Balto. Co. to take up immigration bill
Measure would require screening of inmates at detention center
Baltimore County is the latest local jurisdiction wading into the heated issue of immigration policy, with a public hearing scheduled Tuesday on a bill that would call for screening county jail inmates for immigration violations.
The County Council’s three Republican members have proposed the measure requiring the county to join a federal program that trains correctional officers in basic immigration enforcement. After Tuesday’s hearing in Towson, the council could vote on the bill June 5.
Opponents of the bill — including the immigrant-rights group CASA, Jews United for Justice, the Council on American Islamic Relations and the American Civil Liberties Union — are planning a rally in Towson’s Patriot Plaza before the hearing. Local chapters of the “Indivisible” movement that formed in response to President Donald Trump’s election victory also say they will be there.
Meanwhile, the libertarian group Campaign for Liberty has been encouraging supporters to email Democrats on the council to urge their support for the bill. Another group, Help Save Maryland, which is opposed to illegal immigration, is urging its members to attend the hearing.
The council work session and public hearing will be held at 2 p.m. Tuesday in the Historic Courthouse in Towson. Councilman Todd Crandell, a Dundalk Republican and the bill’s lead sponsor, knows the debate could be heated, and said he hopes for “a level of decorum that would suit the council chambers.”
The bill would require the county jail to participate in the federal immigration screening program known as 287(g). Jails in Frederick and Harford counties are the only ones in Maryland currently participating in the program, though Anne Arundel County is seeking to join.
In Frederick and Harford, those booked into the county jail are asked about their citizenship and country of birth, and answers to those questions can trigger further review by trained sheriff’s deputies. An agent from Immigration and Customs Enforcement makes the final determination whether to refer the individual into immigration proceedings.

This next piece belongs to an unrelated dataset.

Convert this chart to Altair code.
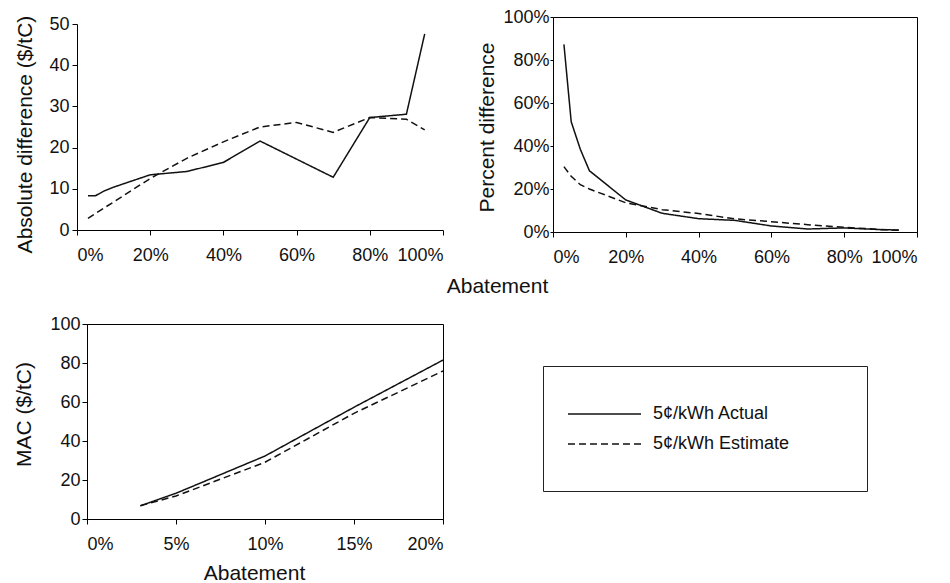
import altair as alt
import pandas as pd

# ---------------- data ----------------
series_names = ["5¢/kWh Actual", "5¢/kWh Estimate"]

abatement = [3, 5, 7.5, 10, 20, 30, 40, 50, 60, 70, 80, 90, 95]
abs_actual = [8.3, 8.3, 9.5, 10.4, 13.4, 14.2, 16.4, 21.6, 17.2, 12.8, 27.3, 28.1, 47.6]
abs_estimate = [2.8, 4.0, 5.4, 6.8, 12.5, 17.4, 21.4, 25.0, 26.1, 23.7, 27.3, 26.9, 24.3]
pct_actual = [87.3, 51.3, 38.5, 28.5, 14.9, 8.7, 6.2, 5.4, 2.8, 1.4, 1.9, 1.1, 0.9]
pct_estimate = [30.4, 25.9, 22.0, 20.0, 13.6, 10.4, 8.6, 6.1, 4.8, 3.4, 2.2, 1.2, 0.8]

mac_abatement = [3, 5, 10, 15, 20]
mac_actual = [6.8, 13.2, 32.3, 57.3, 81.5]
mac_estimate = [6.8, 11.8, 29.1, 54.2, 75.9]

abs_ticks = [0, 10, 20, 30, 40, 50]
pct_ticks = [0, 20, 40, 60, 80, 100]
pct_x_ticks = [0, 20, 40, 60, 80, 100]
mac_ticks = [0, 20, 40, 60, 80, 100]
mac_x_ticks = [0, 5, 10, 15, 20]


def long_df(xs, a, e):
    return pd.DataFrame({
        "x": list(xs) + list(xs),
        "y": list(a) + list(e),
        "series": [series_names[0]] * len(xs) + [series_names[1]] * len(xs),
    })


df_abs = long_df(abatement, abs_actual, abs_estimate)
df_pct = long_df(abatement, pct_actual, pct_estimate)
df_mac = long_df(mac_abatement, mac_actual, mac_estimate)

FONT = "Liberation Sans"
PCT = "datum.value + '%'"

# Legend box: an invisible right-side title widens the framed box.
dash = alt.StrokeDash(
    "series:N",
    scale=alt.Scale(domain=series_names, range=[[1, 0], [7, 4]]),
    legend=alt.Legend(
        orient="none", legendX=456, legendY=349,
        title="MMMM", titleOrient="right", titleFontSize=12, titlePadding=0,
        titleOpacity=0, titleColor="#ffffff", titleFont=FONT,
        symbolType="M-2.556,0L5.556,0", symbolSize=324, symbolStrokeWidth=1.5,
        symbolStrokeColor="#111111", labelFont=FONT, labelFontSize=18,
        labelColor="#111111", labelOffset=52, rowPadding=11, padding=38,
        labelLimit=400, strokeColor="#222222", fillColor="#ffffff",
    ),
)


def xaxis(values, title=None, **kw):
    return alt.Axis(values=values, labelExpr=PCT, title=title, labelPadding=11, **kw)


LINE = dict(strokeWidth=1.5, color="#111111")

# Panel A: absolute difference (no frame); view 87..443 x 17..232,
# data area 77..443 x 24..230
chart_a = alt.Chart(df_abs).mark_line(**LINE).encode(
    x=alt.X("x:Q", scale=alt.Scale(domain=[0, 100], nice=False, range=[-10, 356]),
            axis=xaxis(pct_x_ticks, "Abatement", offset=-2, titleX=410, titleY=62,
                       titleBaseline="alphabetic", titleAlign="center")),
    y=alt.Y("y:Q", scale=alt.Scale(domain=[0, 50], nice=False, range=[213, 7]),
            axis=alt.Axis(values=abs_ticks, title="Absolute difference ($/tC)", offset=10,
                          titleX=-46, titleY=117, titleBaseline="alphabetic",
                          titleAlign="center", labelPadding=3)),
    strokeDash=dash,
).properties(width=356, height=215)

# Panel B: percent difference (framed)
chart_b = alt.Chart(df_pct).mark_line(**LINE).encode(
    x=alt.X("x:Q", scale=alt.Scale(domain=[0, 100], nice=False),
            axis=xaxis(pct_x_ticks)),
    y=alt.Y("y:Q", scale=alt.Scale(domain=[0, 100], nice=False),
            axis=alt.Axis(values=pct_ticks, labelExpr=PCT, title="Percent difference",
                          titleX=-60, titleY=110, titleBaseline="alphabetic",
                          titleAlign="center", labelPadding=1, tickSize=3)),
    strokeDash=dash,
).properties(width=364, height=215, view=alt.ViewBackground(stroke="#000000", strokeWidth=1))

# Panel C: MAC (framed)
chart_c = alt.Chart(df_mac).mark_line(**LINE).encode(
    x=alt.X("x:Q", scale=alt.Scale(domain=[0, 20], nice=False),
            axis=xaxis(mac_x_ticks, "Abatement", titleX=167, titleY=60,
                       titleBaseline="alphabetic", titleAlign="center")),
    y=alt.Y("y:Q", scale=alt.Scale(domain=[0, 100], nice=False),
            axis=alt.Axis(values=mac_ticks, title="MAC ($/tC)", titleX=-57, titleY=90,
                          titleBaseline="alphabetic", titleAlign="center", labelPadding=2)),
    strokeDash=dash,
).properties(width=356, height=195, view=alt.ViewBackground(stroke="#000000", strokeWidth=1))

chart = alt.concat(
    chart_a, chart_b, chart_c, columns=2,
    spacing={"row": 92, "column": 110}, bounds="flush",
).properties(
    padding={"left": 87, "top": 17, "right": 863, "bottom": 566},
    autosize=alt.AutoSizeParams(type="none"),
    background="#ffffff",
).configure_view(stroke=None).configure_axis(
    grid=False, domainColor="#000000", tickColor="#000000", labelColor="#111111",
    titleColor="#111111", labelFont=FONT, titleFont=FONT, labelFontSize=18,
    titleFontSize=21, titleFontWeight="normal", tickSize=5, domainWidth=1,
    tickWidth=1,
)

chart.save("out.html", embed_options={"renderer": "svg", "actions": False})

Supporters say the program is an easy and inexpensive way for local government to help enforce immigration law. Opponents argue it’s inappropriate for local jails to get involved in a federal issue.
Maryland Attorney General Brian Frosh issued guidance this month noting that while it’s permissible for counties to join the 287(g) program, the federal government doesn’t necessarily pay for all of the costs. And he cautioned that the programs have the potential to open the door to illegal racial profiling.
Crandell called the program a “reasonable and measured program,” and said he’s concerned some people are swayed by “rhetoric and some anecdotal things that aren’t relative to what the actual program is.”
Cathy McErlean, a member of the Indivisible Towson group, said her problems with the Baltimore County bill range from its potential cost to taxpayers to the possibility it could erode trust between immigrants and law enforcement.
“I think there’s a lot of emotion tied up in this. I hope that people will learn something from each other,” she said.
Baltimore County Executive Kevin Kamenetz has pledged to veto the bill if it passes the council.
On Friday, Kamenetz’s campaign office sent out an email accusing the Republican councilmen of “trying to infect our state with Trumpism. But that’s not who we are as Marylanders.”
Kamenetz, a Democrat, is considering a run for governor. Last month he signed an executive order emphasizing an existing county policy not to ask people about their immigration status and not to hold people in jail past their release date for immigration reasons — unless federal officials present a warrant signed by a judge.